Definition 2. The positive integers have admit the following ordering: $3 \prec 5 \prec 7 \prec \cdots \prec 2\cdot3 \prec 2\cdot 5 \prec 2 \cdot 7 \prec \cdots \prec 2^2 \cdot 3 \prec 2^2 \cdot 5 \prec \cdots \prec 2^3 \prec 2^2 \prec 2 \prec 1$ This is known as Sharkovsky's ordering.

Sharkovsky, '64. If $$m \prec n$$ in Sharkovsky's ordering, then $\textrm{period-}m \Rightarrow \textrm{period-}n$ and the converse is true.

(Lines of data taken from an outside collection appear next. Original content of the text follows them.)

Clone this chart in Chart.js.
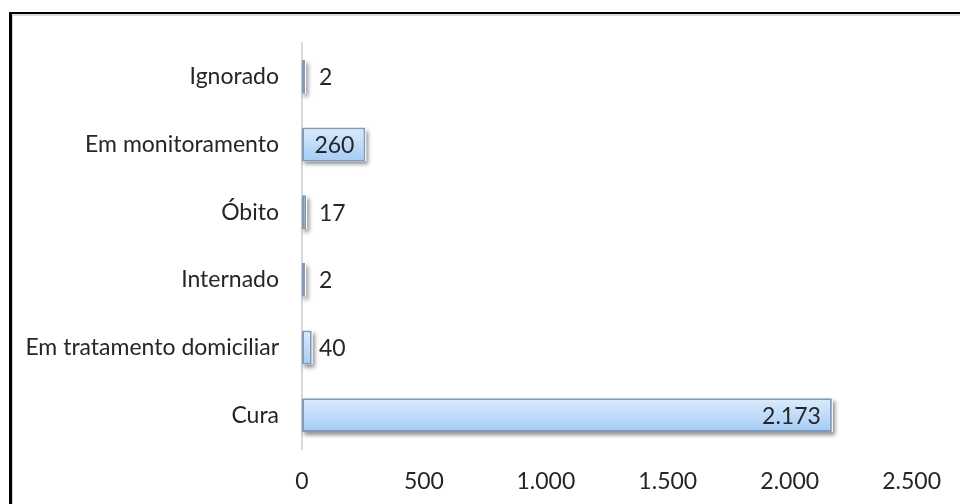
<!DOCTYPE html>
<html lang="pt-BR">
<head>
<meta charset="utf-8">
<title>Evolução dos casos</title>
<script src="https://cdn.jsdelivr.net/npm/chart.js@4.4.1/dist/chart.umd.min.js"></script>
<style>
  html, body { margin: 0; padding: 0; background: #fff; }
  #wrap { position: relative; width: 960px; height: 504px; overflow: hidden; }
  /* moldura preta com filete cinza por dentro */
  #moldura { position: absolute; left: 9px; top: 12px; width: 1000px; height: 600px;
             border-left: 3px solid #000; border-top: 2px solid #000; }
  #moldura::after { content: ''; position: absolute; left: 0; top: 0; right: 0; bottom: 0;
             border-left: 1px solid #d4d4d4; border-top: 2px solid #dcdcdc; }
  #grafico { position: absolute; left: 0; top: 0; }
</style>
</head>
<body>
<div id="wrap">
  <div id="moldura"></div>
  <canvas id="grafico" width="960" height="504"></canvas>
</div>
<script>
// categorias de cima para baixo
const categorias = ['Ignorado', 'Em monitoramento', 'Óbito', 'Internado', 'Em tratamento domiciliar', 'Cura'];
const casos = [2, 260, 17, 2, 40, 2173];
const ticksX = [0, 500, 1000, 1500, 2000, 2500];

const FONTE = 'Lato, "Liberation Sans", sans-serif';
const TAM = 23;
const COR_TEXTO = '#262626';

// formata com ponto de milhar (2173 -> 2.173)
function fmt(v) {
  return String(v).replace(/\B(?=(\d{3})+(?!\d))/g, '.');
}

// gradiente vertical de cada barra, do azul claro para o azul mais forte
function gradienteBarra(ctx) {
  const chart = ctx.chart;
  const escY = chart.scales.y;
  if (ctx.dataIndex === undefined || !escY) return '#bcdcfa';
  const centro = escY.getPixelForValue(ctx.dataIndex);
  const meia = (escY.height / categorias.length) * 0.25;
  if (!isFinite(centro) || !isFinite(meia) || meia <= 0) return '#bcdcfa';
  const g = chart.ctx.createLinearGradient(0, centro - meia, 0, centro + meia);
  g.addColorStop(0, '#dcebfd');
  g.addColorStop(1, '#a3ccf6');
  return g;
}

// sombra das barras + rótulos de valor
const barrasExtras = {
  id: 'barrasExtras',
  beforeDatasetsDraw(chart) {
    const ctx = chart.ctx;
    const meta = chart.getDatasetMeta(0);
    ctx.save();
    ctx.shadowColor = 'rgba(0,0,0,0.45)';
    ctx.shadowBlur = 4;
    ctx.shadowOffsetX = 2;
    ctx.shadowOffsetY = 3;
    ctx.fillStyle = '#fff';
    meta.data.forEach(el => {
      const p = el.getProps(['x', 'y', 'base', 'height'], true);
      ctx.fillRect(p.base, p.y - p.height / 2, p.x - p.base + 1, p.height);
    });
    ctx.restore();
  },
  afterDatasetsDraw(chart) {
    const ctx = chart.ctx;
    const meta = chart.getDatasetMeta(0);
    ctx.save();
    ctx.font = TAM + 'px ' + FONTE;
    ctx.fillStyle = COR_TEXTO;
    ctx.textBaseline = 'middle';
    meta.data.forEach((el, i) => {
      const p = el.getProps(['x', 'y', 'base'], true);
      const txt = fmt(casos[i]);
      const w = ctx.measureText(txt).width;
      if (p.x - p.base > w + 18) {
        // cabe dentro da barra: alinhado ao fim
        ctx.textAlign = 'right';
        ctx.fillText(txt, p.x - 11, p.y + 1);
      } else {
        ctx.textAlign = 'left';
        ctx.fillText(txt, Math.max(p.x + 7, p.base + 17), p.y + 1);
      }
    });
    ctx.restore();
  }
};

new Chart(document.getElementById('grafico'), {
  type: 'bar',
  data: {
    labels: categorias,
    datasets: [{
      data: casos,
      backgroundColor: gradienteBarra,
      borderColor: '#8299b9',
      borderWidth: 2,
      borderSkipped: false,
      minBarLength: 3,
      categoryPercentage: 0.5,
      barPercentage: 1.0
    }]
  },
  options: {
    indexAxis: 'y',
    responsive: false,
    animation: false,
    events: [],
    layout: { padding: { top: 43, right: 46, bottom: 0, left: 0 } },
    plugins: { legend: { display: false }, tooltip: { enabled: false } },
    scales: {
      x: {
        min: 0,
        max: 2500,
        afterBuildTicks: axis => { axis.ticks = ticksX.map(v => ({ value: v })); },
        afterFit: axis => { axis.height = 55; },
        grid: { display: false, drawTicks: false },
        border: { display: false },
        ticks: {
          padding: 19,
          maxRotation: 0,
          color: COR_TEXTO,
          font: { family: FONTE, size: TAM },
          callback: v => fmt(v)
        }
      },
      y: {
        afterFit: axis => { axis.width = 302; },
        grid: { display: false, drawTicks: false },
        border: { display: true, color: '#d9d9d9', width: 2 },
        ticks: {
          padding: 23,
          color: COR_TEXTO,
          font: { family: FONTE, size: TAM }
        }
      }
    }
  },
  plugins: [barrasExtras]
});
</script>
</body>
</html>
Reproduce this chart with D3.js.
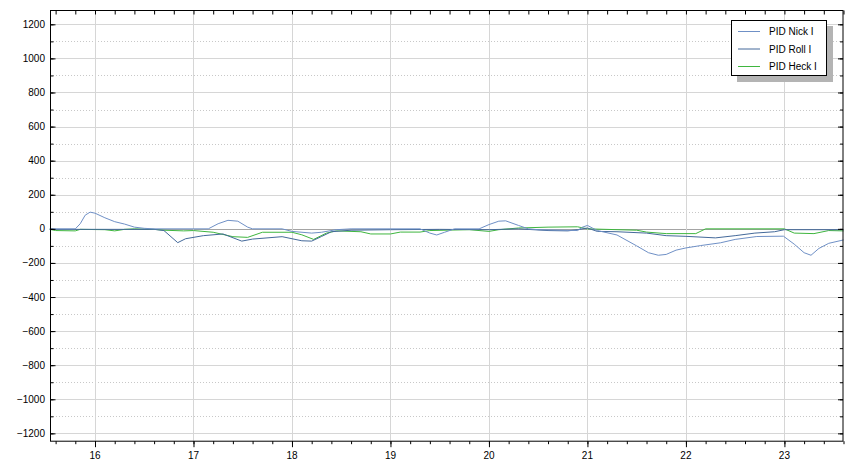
<!DOCTYPE html>
<html><head><meta charset="utf-8">
<script src="https://cdn.jsdelivr.net/npm/d3@7"></script>
<style>body{margin:0;background:#fff}svg{display:block}text{font-family:"Liberation Sans",Arial,sans-serif;font-size:10px;fill:#000}</style>
</head><body><svg id="c" width="854" height="471"></svg>
<script>
const seriesNames = ["PID Nick I", "PID Roll I", "PID Heck I"];
const seriesColors = ["#6f90c6", "#44699a", "#3fb63f"];
const xTicks = [16, 17, 18, 19, 20, 21, 22, 23];
const yTicks = [-1200, -1000, -800, -600, -400, -200, 0, 200, 400, 600, 800, 1000, 1200];

const nickT = [15.54,15.80,15.85,15.90,15.95,16.00,16.10,16.20,16.30,16.40,16.50,16.60,17.15,17.25,17.35,17.45,17.55,17.60,17.90,18.00,18.20,18.30,18.45,18.60,19.30,19.40,19.47,19.55,19.65,19.90,20.00,20.10,20.17,20.30,20.40,20.50,20.90,20.95,21.00,21.05,21.10,21.30,21.50,21.62,21.72,21.80,21.90,22.00,22.15,22.35,22.50,22.72,22.99,23.10,23.20,23.27,23.35,23.45,23.60];
const nickV = [0,0,30,80,98,92,65,42,28,10,3,0,0,30,50,45,10,0,0,-15,-25,-20,-5,0,0,-25,-36,-20,0,0,25,45,47,20,0,-5,-10,10,20,5,-10,-36,-100,-140,-155,-150,-125,-112,-98,-82,-62,-45,-43,-90,-140,-155,-115,-85,-65];

const rollT = [15.54,16.60,16.70,16.84,16.92,17.10,17.30,17.49,17.60,17.90,18.10,18.20,18.30,18.40,18.60,19.00,19.50,20.00,20.30,20.60,20.80,20.90,21.00,21.10,21.30,21.60,21.80,22.00,22.30,22.50,22.70,22.90,23.00,23.60];
const rollV = [-3,-3,-10,-81,-58,-40,-30,-72,-60,-46,-70,-72,-45,-17,-8,-5,-3,-5,0,-10,-12,-5,5,-15,-17,-25,-40,-44,-53,-40,-25,-17,-5,-5];

const heckT = [15.54,15.60,15.80,15.85,16.10,16.20,16.30,16.40,16.60,16.70,16.90,17.00,17.20,17.40,17.55,17.70,18.00,18.10,18.22,18.35,18.45,18.70,18.80,19.00,19.10,19.30,19.40,19.80,20.00,20.10,20.30,20.60,20.90,21.00,21.50,21.60,21.80,22.10,22.20,23.00,23.10,23.30,23.45,23.60];
const heckV = [-3,-10,-12,-3,-5,-12,-3,0,-3,-8,-12,-10,-20,-46,-50,-20,-20,-35,-62,-25,-12,-17,-30,-30,-19,-19,-10,-5,-15,-5,5,10,12,0,-8,-19,-28,-28,0,0,-25,-28,-10,-12];

const svg = d3.select("#c");
const L = 50, R = 843.5, T = 10, B = 440.7;
const x = d3.scaleLinear().domain([15.543, 23.6]).range([L, R]);
const y = d3.scaleLinear().domain([-1243, 1284]).range([B, T]);

// grid
const g = svg.append("g");
for (let v = -1100; v <= 1200; v += 200) {
  g.append("line").attr("x1", L).attr("x2", R).attr("y1", Math.round(y(v)) + 0.5).attr("y2", Math.round(y(v)) + 0.5)
    .attr("stroke", "#c8c8c8").attr("stroke-dasharray", "1,2");
}
yTicks.forEach(v => {
  g.append("line").attr("x1", L).attr("x2", R).attr("y1", Math.round(y(v)) + 0.5).attr("y2", Math.round(y(v)) + 0.5)
    .attr("stroke", v === 0 ? "#a4a4a4" : "#d6d6d6");
});
xTicks.forEach(v => {
  g.append("line").attr("y1", T).attr("y2", B).attr("x1", Math.round(x(v)) + 0.5).attr("x2", Math.round(x(v)) + 0.5)
    .attr("stroke", "#d6d6d6");
});

// series
const line = d3.line().x(d => x(d[0])).y(d => y(d[1]));
const data = [d3.zip(nickT, nickV), d3.zip(rollT, rollV), d3.zip(heckT, heckV)];
[2, 1, 0].forEach(i => {
  svg.append("path").datum(data[i]).attr("d", line).attr("fill", "none")
    .attr("stroke", seriesColors[i]).attr("stroke-width", 1);
});

// frame
svg.append("rect").attr("x", L + 0.5).attr("y", T + 0.5).attr("width", R - L - 1).attr("height", B - T)
  .attr("fill", "none").attr("stroke", "#000");

// axes
const minorY = d3.range(-1200, 1201, 100);
const minorX = d3.range(15.6, 23.61, 0.2);
const yAxisL = d3.axisRight(y).tickValues(yTicks).tickSize(5).tickFormat("");
const yAxisLm = d3.axisRight(y).tickValues(minorY).tickSize(3).tickFormat("");
svg.append("g").attr("transform", `translate(${L + 0.5},0)`).call(yAxisL).call(a => a.select(".domain").remove());
svg.append("g").attr("transform", `translate(${L + 0.5},0)`).call(yAxisLm).call(a => a.select(".domain").remove());
svg.append("g").attr("transform", `translate(${R - 0.5},0)`).call(d3.axisLeft(y).tickValues(yTicks).tickSize(5).tickFormat("")).call(a => a.select(".domain").remove());
svg.append("g").attr("transform", `translate(${R - 0.5},0)`).call(d3.axisLeft(y).tickValues(minorY).tickSize(3).tickFormat("")).call(a => a.select(".domain").remove());
// y labels
yTicks.forEach(v => {
  svg.append("text").attr("x", 45).attr("y", y(v) + 3.5).attr("text-anchor", "end").text(d3.format("d")(v));
});
// bottom
svg.append("g").attr("transform", `translate(0,${B + 0.5})`).call(d3.axisBottom(x).tickValues(xTicks).tickSize(6).tickFormat("")).call(a => a.select(".domain").remove());
svg.append("g").attr("transform", `translate(0,${B + 0.5})`).call(d3.axisBottom(x).tickValues(minorX).tickSize(3).tickFormat("")).call(a => a.select(".domain").remove());
svg.append("g").attr("transform", `translate(0,${T + 0.5})`).call(d3.axisBottom(x).tickValues(minorX).tickSize(4).tickFormat("")).call(a => a.select(".domain").remove());
xTicks.forEach(v => {
  svg.append("text").attr("x", x(v)).attr("y", 459).attr("text-anchor", "middle").text(v);
});
svg.selectAll(".tick line").attr("stroke", "#000");

// legend
const lg = svg.append("g");
lg.append("rect").attr("x", 737).attr("y", 26).attr("width", 96).attr("height", 56).attr("fill", "#b4b4b4");
lg.append("rect").attr("x", 731.5).attr("y", 20.5).attr("width", 95).attr("height", 55).attr("fill", "#fff").attr("stroke", "#000");
seriesNames.forEach((n, i) => {
  const yy = [31, 48.5, 66][i];
  lg.append("line").attr("x1", 738).attr("x2", 760).attr("y1", yy + 0.5).attr("y2", yy + 0.5).attr("stroke", seriesColors[i]);
  lg.append("text").attr("x", 769).attr("y", yy + 4).text(n);
});
</script></body></html>
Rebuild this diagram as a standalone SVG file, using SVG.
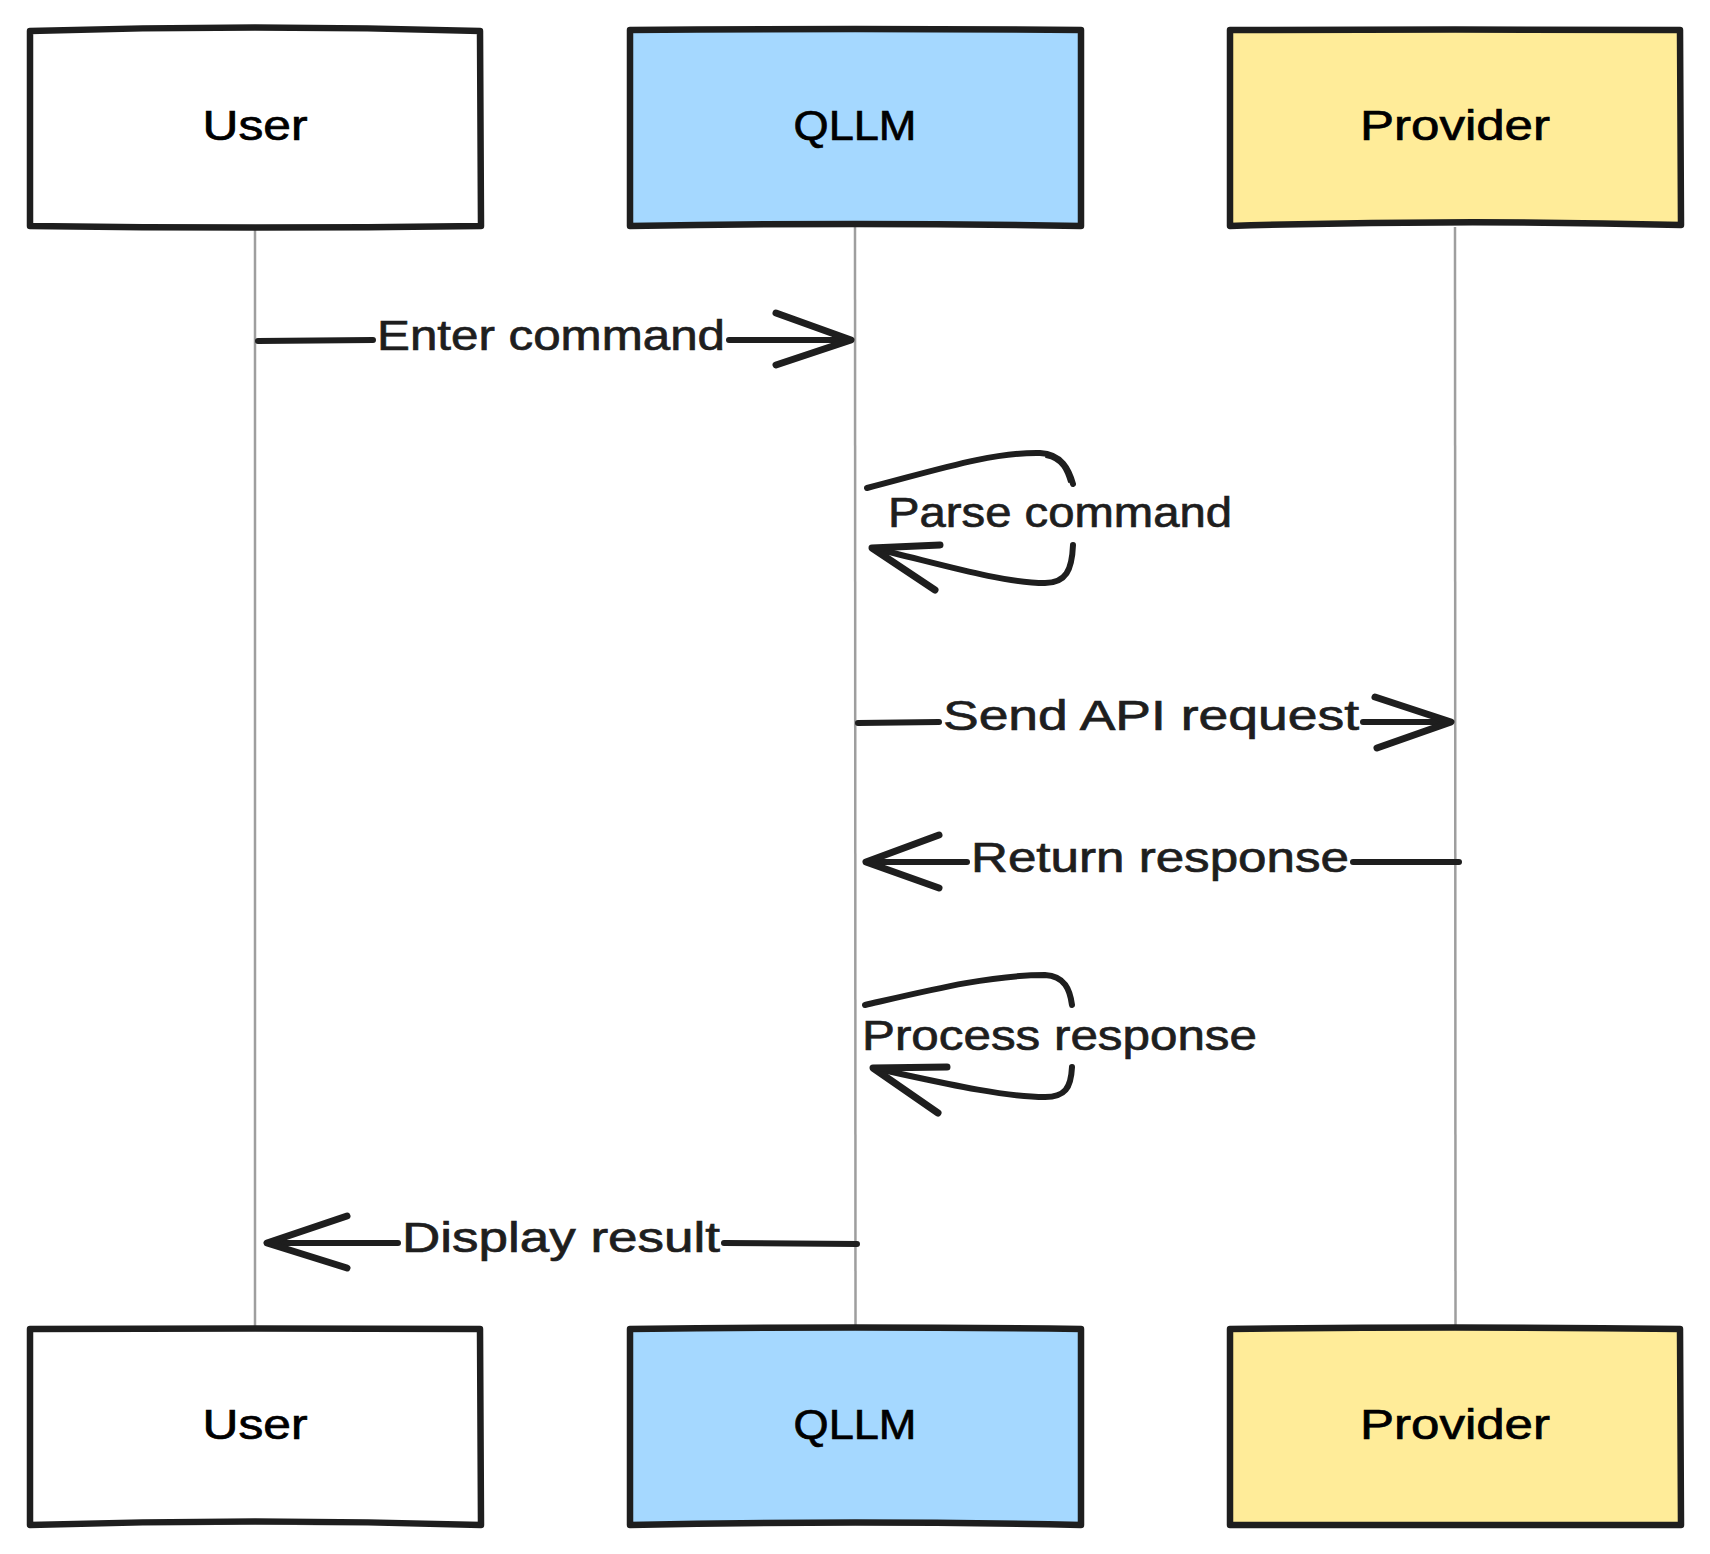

To fully apperciate this theorem, let $$\succ$$ be a (new) relation on the positive integers such that $$m \succ n$$ if (and only if) period-$$m$$ implies period-$$n.$$ Then we have only proven that:

• $$2 \succ 1$$
• $$1 \nsucc m$$ for $$m > 1$$
• $$2 \nsucc m$$ for $$m > 2$$
• $$3 \succ m$$ for $$m \ge 1$$

$$\succ$$ is obviously transitive and reflexive, but we have yet to prove the relation is antisymmetric and total. I will however one thing for you to prove:

Exercise 1. $$5 \nsucc 3 ,$$ that is, period-$$5$$ $$\not\Rightarrow$$ period-$$3$$

Hint: Let $$f:I \to I$$ be define as $$f(0)=\frac{1}{2},$$ $$f(\frac{1}{4})=1,$$ $$f(\frac{1}{2}) = \frac{3}{4},$$ $$f(\frac{3}{4})=\frac{1}{5}$$, $$f(1)=0$$ and $$f$$ is linear in between the points $$0, \frac{1}{4}, \frac{1}{2}, \frac{3}{4}, 1.$$ Prove that $$f$$ has no period-$$3$$ point.

References

Li, T. Y. and Yorke, J. A. “Period Three Implies Chaos” The American Mathematical Monthly 82.10 (1975): 985-992. Web.